> TASK STATEMENT: Keep the pictures out and restate every record exactly.

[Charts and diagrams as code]
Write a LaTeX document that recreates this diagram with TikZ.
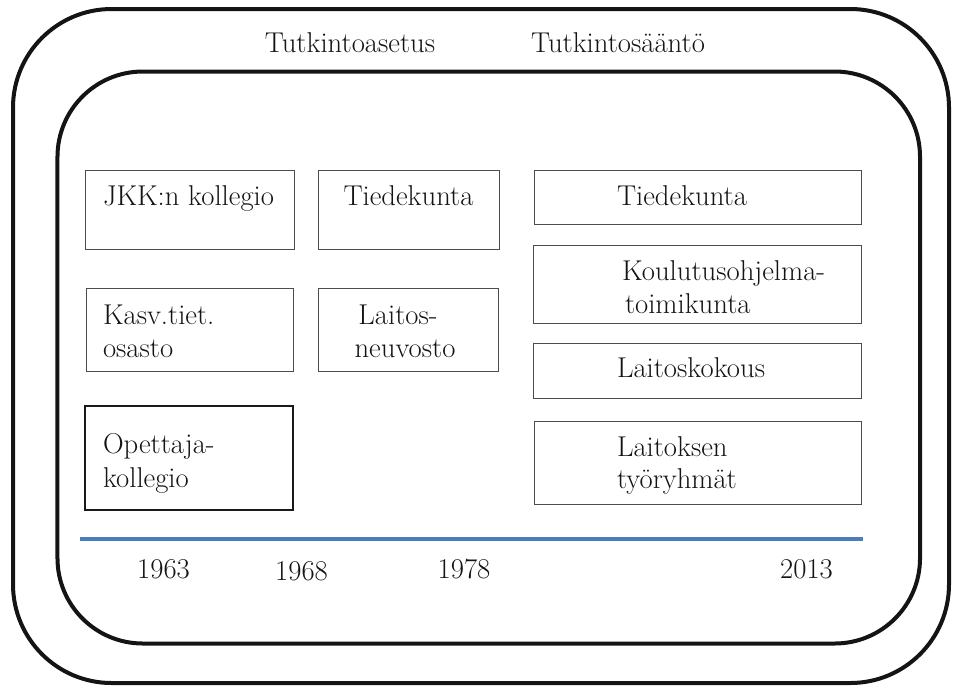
\documentclass[tikz,border=0pt]{standalone}
\usepackage{fontspec}
\begin{document}
\begin{tikzpicture}[x=0.75pt,y=-0.75pt,
  frame/.style={draw=black!92, line width=3pt, rounded corners=74pt, inner sep=0pt, outer sep=0pt},
  innerframe/.style={draw=black!92, line width=3pt, rounded corners=64pt, inner sep=0pt, outer sep=0pt},
  orgbox/.style={draw=black!70, line width=0.75pt, inner sep=0pt, outer sep=0pt},
  txt/.style={font=\fontsize{21.5}{24}\selectfont, text=black!92, inner sep=0pt, outer sep=0pt},
  timeline/.style={draw={rgb,255:red,74;green,126;blue,187}, line width=2.4pt}]
\useasboundingbox (0,0) rectangle (955,687);
% frames
\node[frame, minimum width=702pt, minimum height=505.5pt] (outer) at (481,346) {};
\node[innerframe, minimum width=646.9pt, minimum height=429pt] (inner) at (488.75,357.5) {};
% titles
\node[txt, anchor=base] (asetus) at (350,52) {Tutkintoasetus};
\node[txt, anchor=base] (saanto) at (618,52) {Tutkintosääntö};
% boxes
\node[orgbox, minimum width=156.75pt, minimum height=59.25pt] (b1) at (189.5,209.5) {};
\node[orgbox, minimum width=135.75pt, minimum height=59.25pt] (b2) at (408.5,209.5) {};
\node[orgbox, minimum width=155.25pt, minimum height=62.25pt] (b3) at (189.5,329.5) {};
\node[orgbox, minimum width=135pt, minimum height=62.25pt] (b4) at (408,329.5) {};
\node[orgbox, draw=black!90, line width=1.1pt, minimum width=156pt, minimum height=78pt] (b5) at (189,458) {};
\node[orgbox, minimum width=245.25pt, minimum height=40.5pt] (b6) at (697.5,197) {};
\node[orgbox, minimum width=246pt, minimum height=58.5pt] (b7) at (697,284) {};
\node[orgbox, minimum width=246pt, minimum height=41.25pt] (b8) at (697,370.5) {};
\node[orgbox, minimum width=245.25pt, minimum height=62.25pt] (b9) at (697.5,462.5) {};
% box texts
\node[txt, anchor=base west] (t1) at (103,205) {JKK:n kollegio};
\node[txt, anchor=base] (t2) at (408.5,205) {Tiedekunta};
\node[txt, anchor=base west] (t3a) at (103,324) {Kasv.tiet.};
\node[txt, anchor=base west] (t3b) at (103,357) {osasto};
\node[txt, anchor=base] (t4a) at (398,324) {Laitos-};
\node[txt, anchor=base] (t4b) at (405,357) {neuvosto};
\node[txt, anchor=base west] (t5a) at (103,453) {Opettaja-};
\node[txt, anchor=base west] (t5b) at (103,487) {kollegio};
\node[txt, anchor=base west] (t6) at (617,205) {Tiedekunta};
\node[txt, anchor=base west] (t7a) at (622,280) {Koulutusohjelma-};
\node[txt, anchor=base west] (t7b) at (625,313) {toimikunta};
\node[txt, anchor=base west] (t8) at (617,377) {Laitoskokous};
\node[txt, anchor=base west] (t9a) at (617,456) {Laitoksen};
\node[txt, anchor=base west] (t9b) at (617,488) {työryhmät};
% timeline
\coordinate (tl0) at (80,539);
\coordinate (tl1) at (863,539);
\draw[timeline] (tl0) -- (tl1);
\node[txt, anchor=base] (y1) at (163.5,578) {1963};
\node[txt, anchor=base] (y2) at (301.5,580) {1968};
\node[txt, anchor=base] (y3) at (464,578) {1978};
\node[txt, anchor=base] (y4) at (806.5,578) {2013};
\end{tikzpicture}
\end{document}
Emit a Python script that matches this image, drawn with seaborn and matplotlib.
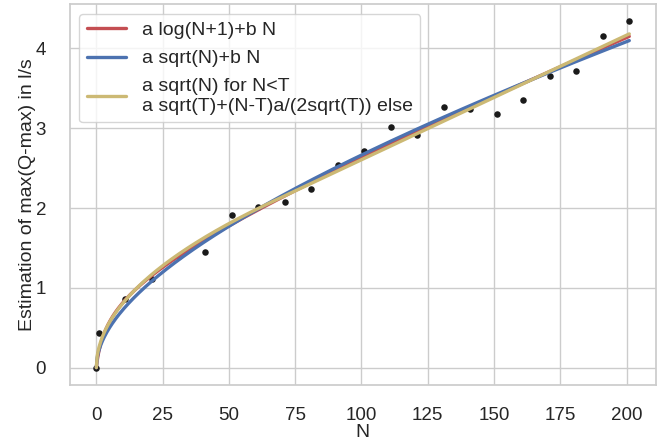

> OUTPUT OF THE EXERCISE:
Write a LaTeX document that recreates this diagram with TikZ.
\documentclass[tikz,border=0pt]{standalone}
\usepackage{fontspec}
\begin{document}
\begin{tikzpicture}[x=0.75pt,y=-0.75pt,
  frame/.style={draw=black!92, line width=3pt, rounded corners=74pt, inner sep=0pt, outer sep=0pt},
  innerframe/.style={draw=black!92, line width=3pt, rounded corners=64pt, inner sep=0pt, outer sep=0pt},
  orgbox/.style={draw=black!70, line width=0.75pt, inner sep=0pt, outer sep=0pt},
  txt/.style={font=\fontsize{21.5}{24}\selectfont, text=black!92, inner sep=0pt, outer sep=0pt},
  timeline/.style={draw={rgb,255:red,74;green,126;blue,187}, line width=2.4pt}]
\useasboundingbox (0,0) rectangle (955,687);
% frames
\node[frame, minimum width=702pt, minimum height=505.5pt] (outer) at (481,346) {};
\node[innerframe, minimum width=646.9pt, minimum height=429pt] (inner) at (488.75,357.5) {};
% titles
\node[txt, anchor=base] (asetus) at (350,52) {Tutkintoasetus};
\node[txt, anchor=base] (saanto) at (618,52) {Tutkintosääntö};
% boxes
\node[orgbox, minimum width=156.75pt, minimum height=59.25pt] (b1) at (189.5,209.5) {};
\node[orgbox, minimum width=135.75pt, minimum height=59.25pt] (b2) at (408.5,209.5) {};
\node[orgbox, minimum width=155.25pt, minimum height=62.25pt] (b3) at (189.5,329.5) {};
\node[orgbox, minimum width=135pt, minimum height=62.25pt] (b4) at (408,329.5) {};
\node[orgbox, draw=black!90, line width=1.1pt, minimum width=156pt, minimum height=78pt] (b5) at (189,458) {};
\node[orgbox, minimum width=245.25pt, minimum height=40.5pt] (b6) at (697.5,197) {};
\node[orgbox, minimum width=246pt, minimum height=58.5pt] (b7) at (697,284) {};
\node[orgbox, minimum width=246pt, minimum height=41.25pt] (b8) at (697,370.5) {};
\node[orgbox, minimum width=245.25pt, minimum height=62.25pt] (b9) at (697.5,462.5) {};
% box texts
\node[txt, anchor=base west] (t1) at (103,205) {JKK:n kollegio};
\node[txt, anchor=base] (t2) at (408.5,205) {Tiedekunta};
\node[txt, anchor=base west] (t3a) at (103,324) {Kasv.tiet.};
\node[txt, anchor=base west] (t3b) at (103,357) {osasto};
\node[txt, anchor=base] (t4a) at (398,324) {Laitos-};
\node[txt, anchor=base] (t4b) at (405,357) {neuvosto};
\node[txt, anchor=base west] (t5a) at (103,453) {Opettaja-};
\node[txt, anchor=base west] (t5b) at (103,487) {kollegio};
\node[txt, anchor=base west] (t6) at (617,205) {Tiedekunta};
\node[txt, anchor=base west] (t7a) at (622,280) {Koulutusohjelma-};
\node[txt, anchor=base west] (t7b) at (625,313) {toimikunta};
\node[txt, anchor=base west] (t8) at (617,377) {Laitoskokous};
\node[txt, anchor=base west] (t9a) at (617,456) {Laitoksen};
\node[txt, anchor=base west] (t9b) at (617,488) {työryhmät};
% timeline
\coordinate (tl0) at (80,539);
\coordinate (tl1) at (863,539);
\draw[timeline] (tl0) -- (tl1);
\node[txt, anchor=base] (y1) at (163.5,578) {1963};
\node[txt, anchor=base] (y2) at (301.5,580) {1968};
\node[txt, anchor=base] (y3) at (464,578) {1978};
\node[txt, anchor=base] (y4) at (806.5,578) {2013};
\end{tikzpicture}
\end{document}
Emit a Python script that matches this image, drawn with seaborn and matplotlib.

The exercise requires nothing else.